I have a technical question coming from reading Toen's master course on stacks.

If we view schemes as locally ringed spaces then there we could define a morphism to be surjective if it the underlying morphism of topological spaces is surjective. I believe this is the same as saying that for a morphism $f: X \to Y$ and every $k$-point $Spec k \to Y$ (with k a field) there exists a field extension $Spec l \to Spec k$ and an $l$-point of $X$ $Spec l \to X$ such that $Spec l \to X \to Y = Spec l \to Spec k \to Y$. (I believe one can equivalently work with geometric points, i.e. only with algebraically closed fields) So let's take the latter as a definition of surjective, as it is more natural if we work functorially (and also because it makes sense for arbitrary presheaves on Aff, the category of affine schemes)

Now, Toen uses the etale topology on affine schemes and defines schemes (and more general beasts) as particular sheaves on the etale site. His notion of surjectivity is being an epimorphism of sheaves.

My question is: do these notions coincide? What happens if we take a different topology (like fpqc)?

To be honest, the case I care about the most is when defining atlases, i.e. for $\coprod U_i \to X$, with $U_i$ affine schemes and $U_i \to \coprod_i U_i \to X$ an open immersion (or etale, or smooth, or more generally flat I guess).
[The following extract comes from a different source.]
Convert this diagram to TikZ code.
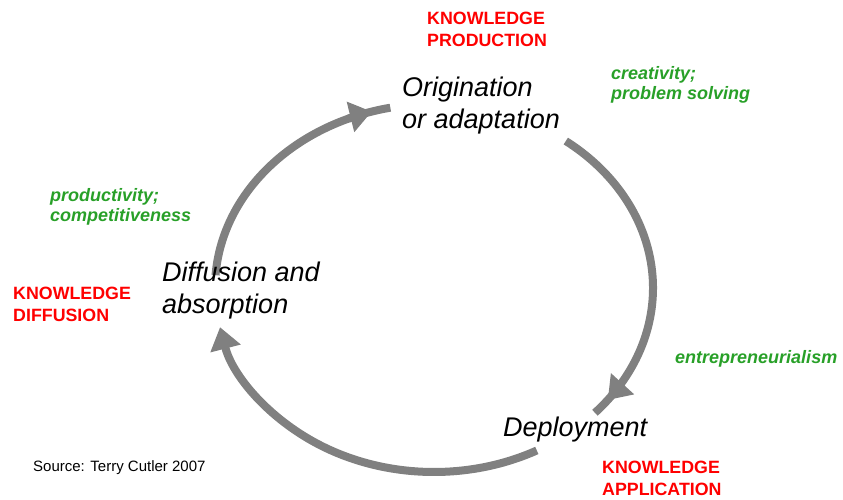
\documentclass[tikz,border=0pt]{standalone}
\usepackage{fontspec}
\setmainfont{Liberation Sans}
\usetikzlibrary{arrows.meta}
\definecolor{kred}{RGB}{255,0,0}
\definecolor{kgreen}{RGB}{40,160,40}
\definecolor{arcgray}{RGB}{128,128,128}
\tikzset{
  big/.style={font=\fontsize{27}{32}\selectfont\itshape, anchor=base west, inner sep=0pt, align=left},
  redlbl/.style={font=\fontsize{17.8}{22}\selectfont\bfseries, text=kred, anchor=base west, inner sep=0pt, align=left},
  greenlbl/.style={font=\fontsize{18}{20}\selectfont\bfseries\itshape, text=kgreen, anchor=base west, inner sep=0pt, align=left},
  srclbl/.style={font=\fontsize{15}{17}\selectfont, anchor=base west, inner sep=0pt},
  cyc/.style={draw=arcgray, line width=8pt},
  cyctip/.style={cyc, -{Triangle[length=22pt,width=30pt]}},
}
\begin{document}
\begin{tikzpicture}[x=1pt,y=1pt]
\useasboundingbox (0,0) rectangle (843,500);
\coordinate (c) at (434,212);
% cycle arcs (ellipse centre c, radii 219 x 184)
\draw[cyc] ([shift={(176:219 and 184)}]c) arc[start angle=176,end angle=101.5,x radius=219,y radius=184];
\draw[cyctip] ([shift={(113:219 and 184)}]c) arc[start angle=113,end angle=106.5,x radius=219,y radius=184];
\draw[cyc] ([shift={(53:219 and 184)}]c) arc[start angle=53,end angle=-42.7,x radius=219,y radius=184];
\draw[cyctip] ([shift={(-31:219 and 184)}]c) arc[start angle=-31,end angle=-37.5,x radius=219,y radius=184];
\draw[cyctip] ([shift={(-62:219 and 184)}]c) arc[start angle=-62,end angle=-167.7,x radius=219,y radius=184];
% stage labels
\node[big] (orig) at (402,371) {Origination\\or adaptation};
\node[big] (diff) at (162,186) {Diffusion and\\absorption};
\node[big] (depl) at (503,63) {Deployment};
% red labels
\node[redlbl] (prod) at (427,453) {KNOWLEDGE\\PRODUCTION};
\node[redlbl] (kdif) at (13,178) {KNOWLEDGE\\DIFFUSION};
\node[redlbl] (appl) at (602,4) {KNOWLEDGE\\APPLICATION};
% green labels
\node[greenlbl] (crea) at (611,400) {creativity;\\problem solving};
\node[greenlbl] (prodv) at (50,278) {productivity;\\competitiveness};
\node[greenlbl] (entr) at (675,136) {entrepreneurialism};
% source
\node[srclbl] (src) at (33,28) {Source: Terry Cutler 2007};
\end{tikzpicture}
\end{document}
Nevertheless I would like to understand how much epis of sheaves capture the notion of being surjective for arbitrary morphisms.

EDIT: The most concrete description I know for an epi of sheaves $X \to Y$ is that given any affine $T \to Y$ there exists a covering (etale, or of the chosen topology) $T_i \to T$ such that there exist maps $T_i \to X$ such that $T_i \to T \to Y = T_i \to X \to Y$.